Give yourself around a week for assembling, stuffing, sealing, labeling, and postage checks. Some couples need less. Many need more.

Step 3: Reserve proofing time

Even if proof turnaround is fast, leave at least several days to a couple of weeks for review and any corrections. This is one of the easiest places for a timeline to slip.

Step 4: Reserve production and shipping time

This depends on the printer, suite complexity, and shipping method. Even fast production still needs room to happen.

Step 5: Add one honest buffer

Not a fantasy buffer. A real one. Enough to survive one typo, one delay, or one change of mind without turning the whole schedule sour.

When you do that math backward, many standard weddings land naturally in that 12-to-14-week ordering zone.

A realistic timeline for different wedding types

Not every wedding needs the same answer. That is why fixed calendar advice only gets you so far.

Standard local wedding

If most guests are local, the suite is fairly straightforward, and you are mailing around 6 to 8 weeks before the wedding, ordering around 3 months before the wedding is usually comfortable.

That gives you room to:

  • finalize wording
  • approve the proof
  • receive the order
  • assemble it calmly
  • mail on schedule

More formal or more detailed suite

If your suite includes multiple inserts, mailed RSVP cards, envelope liners, wax seals, or more hands-on assembly, lean earlier.

Ordering around 3 to 4 months before the wedding is often wiser here, even if the actual printing itself is fast.

A complicated suite is not hard because of one single step. It is hard because of the accumulated friction of many small steps.

Destination wedding or holiday weekend wedding

These usually need earlier mailing and therefore earlier ordering.

If your guests need flights, hotels, rental cars, or extended planning time, move the entire stationery schedule forward. In practical terms, that often means ordering 4 to 6 months before the wedding, sometimes earlier if you are still deciding whether to send formal invitations much earlier than usual.

The farther your guests have to travel, the less you want your stationery timeline living on the edge.

Wedding with a B-list

If you know you may end up with an A-list and B-list strategy, you need extra time and extra intention.

This can affect:

  • invitation quantity
  • RSVP deadlines
  • mail timing
  • when you need your printed pieces in hand

In those cases, ordering earlier and ordering extras are both smart.
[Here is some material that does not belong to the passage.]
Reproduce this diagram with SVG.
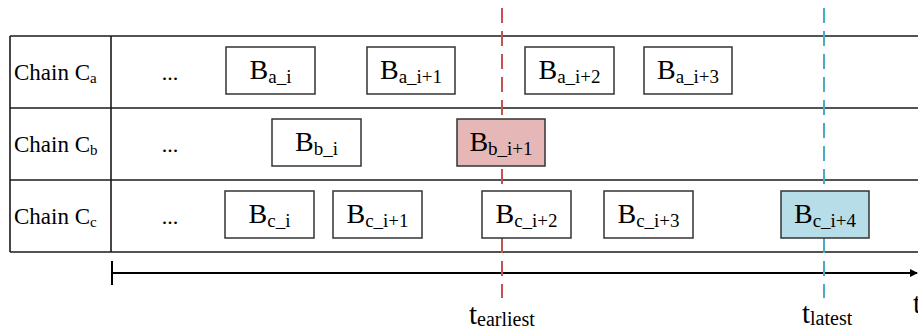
<svg xmlns="http://www.w3.org/2000/svg" width="918" height="331" viewBox="0 0 918 331">
<style>
text{font-family:"Liberation Serif","Times New Roman",serif;fill:#000}
.grid{stroke:#1a1a1a;stroke-width:1.6;fill:none}
.blk{fill:#fff;stroke:#333;stroke-width:1.5}
.lbl{font-size:23px}
.bt{font-size:28px;text-anchor:middle}
.sub{font-size:19px}
.lsub{font-size:15px}
.dots{font-size:22px;text-anchor:middle}
.red{stroke:#c4524e;stroke-width:2;stroke-dasharray:15 8;fill:none}
.blue{stroke:#4bacc6;stroke-width:2;stroke-dasharray:15 8;fill:none}
.tl{font-size:29px}
.tsub{font-size:20px}
</style>
<defs>
<marker id="arr" markerWidth="8" markerHeight="8" refX="7" refY="4" orient="auto" markerUnits="userSpaceOnUse">
<path d="M0,0 L8,4 L0,8 Z" fill="#000"/>
</marker>
</defs>
<g id="table">
<line class="grid" x1="10" y1="36" x2="918" y2="36"/>
<line class="grid" x1="10" y1="108" x2="918" y2="108"/>
<line class="grid" x1="10" y1="180" x2="918" y2="180"/>
<line class="grid" x1="10" y1="252" x2="918" y2="252"/>
<line class="grid" x1="10" y1="36" x2="10" y2="252"/>
<line class="grid" x1="111" y1="36" x2="111" y2="252"/>
</g>
<g id="connectors">
<line x1="112" y1="261" x2="112" y2="285" stroke="#000" stroke-width="2"/>
<line x1="112" y1="273" x2="917" y2="273" stroke="#000" stroke-width="2" marker-end="url(#arr)"/>
<line class="red" x1="502" y1="8" x2="502" y2="298"/>
<line class="blue" x1="824" y1="8" x2="824" y2="298"/>
</g>
<g id="labels">
<text class="lbl" x="14" y="80">Chain C<tspan class="lsub" dy="3">a</tspan></text>
<text class="lbl" x="14" y="152">Chain C<tspan class="lsub" dy="3">b</tspan></text>
<text class="lbl" x="14" y="224">Chain C<tspan class="lsub" dy="3">c</tspan></text>
<text class="dots" x="170" y="80">...</text>
<text class="dots" x="170" y="152">...</text>
<text class="dots" x="170" y="224">...</text>
</g>
<g id="Ba_i"><rect class="blk" x="226" y="47" width="89" height="47"/><text class="bt" x="270.5" y="79">B<tspan class="sub" dy="4">a_i</tspan></text></g>
<g id="Ba_i1"><rect class="blk" x="367" y="47" width="88" height="47"/><text class="bt" x="411" y="79">B<tspan class="sub" dy="4">a_i+1</tspan></text></g>
<g id="Ba_i2"><rect class="blk" x="525" y="47" width="89" height="47"/><text class="bt" x="569.5" y="79">B<tspan class="sub" dy="4">a_i+2</tspan></text></g>
<g id="Ba_i3"><rect class="blk" x="644" y="47" width="88" height="47"/><text class="bt" x="688" y="79">B<tspan class="sub" dy="4">a_i+3</tspan></text></g>
<g id="Bb_i"><rect class="blk" x="272" y="119" width="89" height="47"/><text class="bt" x="316.5" y="151">B<tspan class="sub" dy="4">b_i</tspan></text></g>
<g id="Bb_i1"><rect class="blk" x="457" y="119" width="88" height="47" style="fill:#e5b8b7"/><text class="bt" x="501" y="151">B<tspan class="sub" dy="4">b_i+1</tspan></text></g>
<g id="Bc_i"><rect class="blk" x="225" y="191" width="89" height="47"/><text class="bt" x="269.5" y="223">B<tspan class="sub" dy="4">c_i</tspan></text></g>
<g id="Bc_i1"><rect class="blk" x="333" y="191" width="89" height="47"/><text class="bt" x="377.5" y="223">B<tspan class="sub" dy="4">c_i+1</tspan></text></g>
<g id="Bc_i2"><rect class="blk" x="482" y="191" width="89" height="47"/><text class="bt" x="526.5" y="223">B<tspan class="sub" dy="4">c_i+2</tspan></text></g>
<g id="Bc_i3"><rect class="blk" x="604" y="191" width="89" height="47"/><text class="bt" x="648.5" y="223">B<tspan class="sub" dy="4">c_i+3</tspan></text></g>
<g id="Bc_i4"><rect class="blk" x="781" y="191" width="88" height="47" style="fill:#b7dde8"/><text class="bt" x="825" y="223">B<tspan class="sub" dy="4">c_i+4</tspan></text></g>
<g id="timelabels">
<text class="tl" x="469" y="324">t<tspan class="tsub" dy="2">earliest</tspan></text>
<text class="tl" x="802" y="323">t<tspan class="tsub" dy="2">latest</tspan></text>
<text class="tl" x="913" y="313">t</text>
</g>
</svg>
Waiting too long makes B-list timing clumsy fast.

Short engagement or rush timeline

Yes, you can still do printed invitations on a shorter timeline. You just have less room for indecision.

In that case, simplify:

  • choose a cleaner suite
  • use digital proofs quickly
  • consider online RSVPs
  • skip extras that complicate assembly
  • order as soon as your wording and guest list are ready

A shorter timeline is not impossible. It just rewards decisiveness.

When to order samples or physical proofs

This depends on how sure you are.

If you are still comparing paper feel, finish, or design direction, sample earlier than you think. The closer you get to your mail date, the more every extra decision starts to feel expensive in time.
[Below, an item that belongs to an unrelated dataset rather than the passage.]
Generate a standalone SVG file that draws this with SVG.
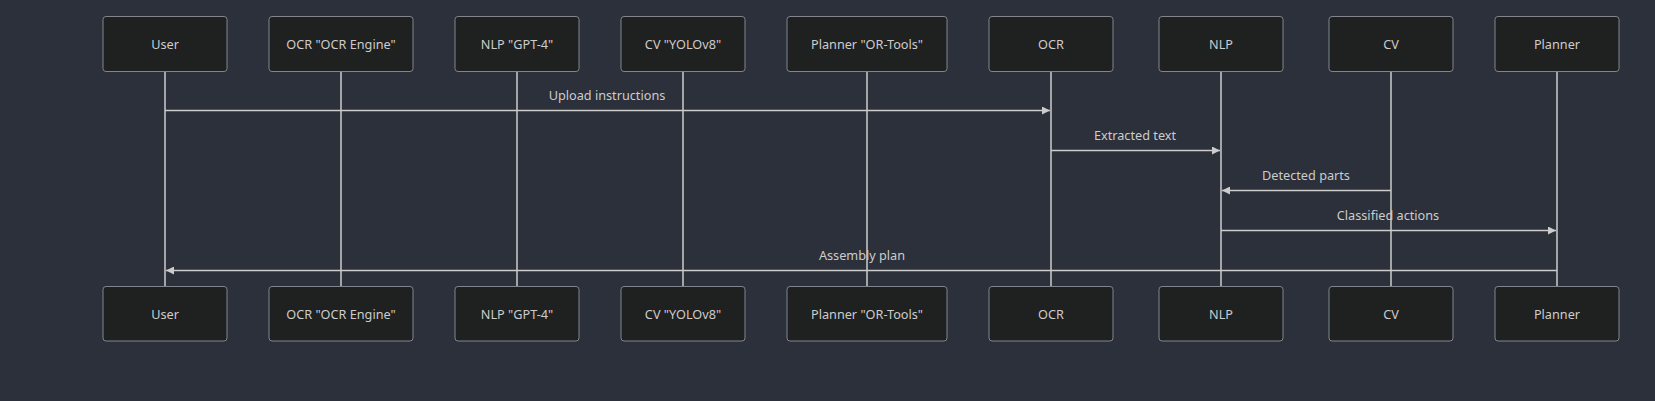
<svg xmlns="http://www.w3.org/2000/svg" width="1655" height="401" viewBox="0 0 1655 401">
<style>
.bg{fill:#2b303b}
.actor rect{fill:#1f2020;stroke:#81868e;stroke-width:1}
.actor text{fill:#ccc;font-family:"Noto Sans","Liberation Sans",sans-serif;font-size:12.7px;text-anchor:middle;dominant-baseline:central}
.life{stroke:#ccc;stroke-width:1.5}
.msg{stroke:#ccc;stroke-width:1.5;fill:none}
.lbl{fill:#ccc;font-family:"Noto Sans","Liberation Sans",sans-serif;font-size:12.7px;text-anchor:middle}
</style>
<defs>
<marker id="ah" viewBox="0 0 10 10" refX="10" refY="5" markerWidth="9" markerHeight="8" markerUnits="userSpaceOnUse" orient="auto">
<path d="M0,0 L10,5 L0,10 z" fill="#ccc"/>
</marker>
</defs>
<rect class="bg" x="0" y="0" width="1655" height="401"/>
<g id="lifelines">
<line class="life" x1="165" y1="71" x2="165" y2="286"/>
<line class="life" x1="341" y1="71" x2="341" y2="286"/>
<line class="life" x1="517" y1="71" x2="517" y2="286"/>
<line class="life" x1="683" y1="71" x2="683" y2="286"/>
<line class="life" x1="867" y1="71" x2="867" y2="286"/>
<line class="life" x1="1051" y1="71" x2="1051" y2="286"/>
<line class="life" x1="1221" y1="71" x2="1221" y2="286"/>
<line class="life" x1="1391" y1="71" x2="1391" y2="286"/>
<line class="life" x1="1557" y1="71" x2="1557" y2="286"/>
</g>
<g id="actor-User-top" class="actor"><rect x="103" y="16.5" width="124" height="55" rx="3"/><text x="165" y="44">User</text></g>
<g id="actor-OCREngine-top" class="actor"><rect x="269" y="16.5" width="144" height="55" rx="3"/><text x="341" y="44">OCR "OCR Engine"</text></g>
<g id="actor-GPT4-top" class="actor"><rect x="455" y="16.5" width="124" height="55" rx="3"/><text x="517" y="44">NLP "GPT-4"</text></g>
<g id="actor-YOLOv8-top" class="actor"><rect x="621" y="16.5" width="124" height="55" rx="3"/><text x="683" y="44">CV "YOLOv8"</text></g>
<g id="actor-ORTools-top" class="actor"><rect x="787" y="16.5" width="160" height="55" rx="3"/><text x="867" y="44">Planner "OR-Tools"</text></g>
<g id="actor-OCR-top" class="actor"><rect x="989" y="16.5" width="124" height="55" rx="3"/><text x="1051" y="44">OCR</text></g>
<g id="actor-NLP-top" class="actor"><rect x="1159" y="16.5" width="124" height="55" rx="3"/><text x="1221" y="44">NLP</text></g>
<g id="actor-CV-top" class="actor"><rect x="1329" y="16.5" width="124" height="55" rx="3"/><text x="1391" y="44">CV</text></g>
<g id="actor-Planner-top" class="actor"><rect x="1495" y="16.5" width="124" height="55" rx="3"/><text x="1557" y="44">Planner</text></g>

<g id="actor-User-bottom" class="actor"><rect x="103" y="286.5" width="124" height="54.5" rx="3"/><text x="165" y="314">User</text></g>
<g id="actor-OCREngine-bottom" class="actor"><rect x="269" y="286.5" width="144" height="54.5" rx="3"/><text x="341" y="314">OCR "OCR Engine"</text></g>
<g id="actor-GPT4-bottom" class="actor"><rect x="455" y="286.5" width="124" height="54.5" rx="3"/><text x="517" y="314">NLP "GPT-4"</text></g>
<g id="actor-YOLOv8-bottom" class="actor"><rect x="621" y="286.5" width="124" height="54.5" rx="3"/><text x="683" y="314">CV "YOLOv8"</text></g>
<g id="actor-ORTools-bottom" class="actor"><rect x="787" y="286.5" width="160" height="54.5" rx="3"/><text x="867" y="314">Planner "OR-Tools"</text></g>
<g id="actor-OCR-bottom" class="actor"><rect x="989" y="286.5" width="124" height="54.5" rx="3"/><text x="1051" y="314">OCR</text></g>
<g id="actor-NLP-bottom" class="actor"><rect x="1159" y="286.5" width="124" height="54.5" rx="3"/><text x="1221" y="314">NLP</text></g>
<g id="actor-CV-bottom" class="actor"><rect x="1329" y="286.5" width="124" height="54.5" rx="3"/><text x="1391" y="314">CV</text></g>
<g id="actor-Planner-bottom" class="actor"><rect x="1495" y="286.5" width="124" height="54.5" rx="3"/><text x="1557" y="314">Planner</text></g>

<g id="connectors">
<line class="msg" x1="165" y1="110.5" x2="1050" y2="110.5" marker-end="url(#ah)"/>
<text class="lbl" x="607" y="100">Upload instructions</text>
<line class="msg" x1="1051" y1="150.5" x2="1220" y2="150.5" marker-end="url(#ah)"/>
<text class="lbl" x="1135" y="140">Extracted text</text>
<line class="msg" x1="1391" y1="190.5" x2="1222" y2="190.5" marker-end="url(#ah)"/>
<text class="lbl" x="1306" y="180">Detected parts</text>
<line class="msg" x1="1221" y1="230.5" x2="1556" y2="230.5" marker-end="url(#ah)"/>
<text class="lbl" x="1388" y="220">Classified actions</text>
<line class="msg" x1="1557" y1="270.5" x2="166" y2="270.5" marker-end="url(#ah)"/>
<text class="lbl" x="862" y="259.5">Assembly plan</text>
</g>
</svg>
Physical proofs are not mandatory for every couple. But they are especially useful when:

  • paper feel matters to you
  • color precision matters to you
  • you are choosing between finishes
  • you simply want more confidence before committing

That step belongs before your final print order, not after.
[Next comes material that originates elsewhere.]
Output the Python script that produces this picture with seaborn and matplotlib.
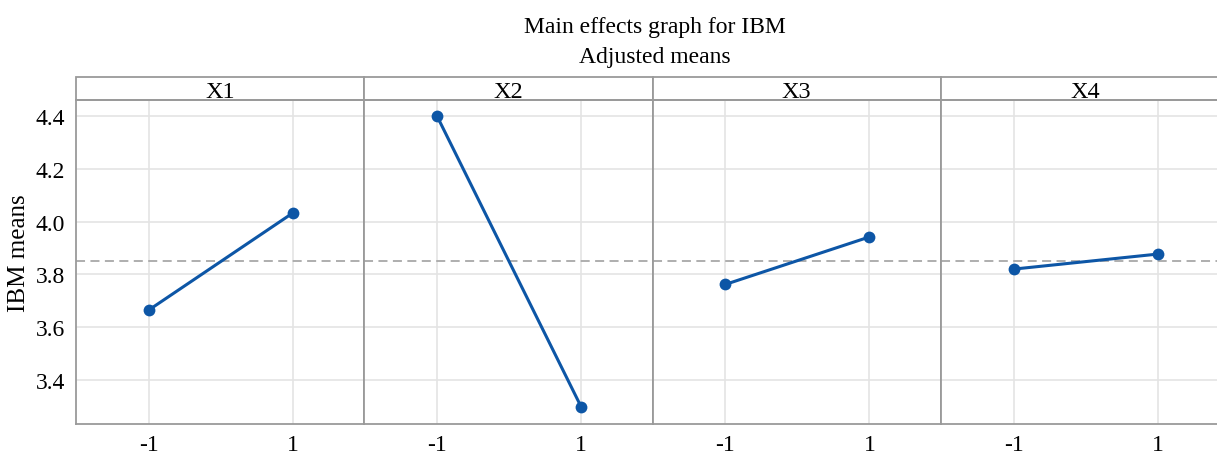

Signs you are ordering too late

A timeline is probably too tight if:

  • you still do not have your final guest addresses
  • you are still rewriting invitation wording
  • you are debating between three suite styles
  • you have not thought about postage yet
  • you are assuming nothing will need correction
  • you are counting on same-day decisions all the way through

Late ordering is not just about the calendar. It is also about decision readiness.

If the details are still moving, the order date is not just a print date. It is a pressure date.

Common mistakes to avoid

The first mistake is confusing “fast production” with “no planning needed.” Those are not the same thing.

The second is focusing only on the mail date. Mailing is the end of the process, not the beginning.

The third is forgetting proof approval. A free proof is valuable only if you leave yourself time to actually review it carefully.

The fourth is underestimating assembly. Even a simple suite takes time to check, stuff, seal, and stamp. A more formal suite can take much longer.

The fifth is waiting for every tiny wedding detail to be perfect before you order. Sometimes couples delay because one brunch detail or hotel note is still unsettled. In many cases, that information belongs on the website or details card, not as a reason to hold the entire suite hostage.

A simple recommendation that works for most couples

If you want one practical answer to when to order wedding invitations, use this:

Standard wedding: order about 12 to 14 weeks before the wedding
More detailed suite: lean earlier
Destination or holiday weekend: move the whole schedule earlier
Fast printer and straightforward suite: you may have flexibility, but still leave room for proofs, assembly, and mailing

That is the calm version of the process.

The stressed version is waiting until the invitations suddenly become urgent and then trying to compress six steps into one week. That path is available, technically. It is just not the one I would recommend.

FAQs

Is three months before the wedding too early to order invitations?

No. For many standard weddings, that is a very comfortable timing window.

Can I order later if my printer has a fast turnaround?

Sometimes, yes. But fast production does not remove the need for proofing, corrections, assembly, and mailing buffer.

When should I order if I am doing a destination wedding?

Usually earlier than a standard local wedding. Many destination weddings benefit from a noticeably earlier ordering and mailing schedule.

Should I order before my guest list is fully finalized?

Your guest list should be substantially settled before ordering. Tiny later changes are manageable if you order extras, but the core count should be stable.

What if I already know when to send wedding invitations?

That helps, but it is only half the timeline. You still need to work backward from the mail date to set the actual order date.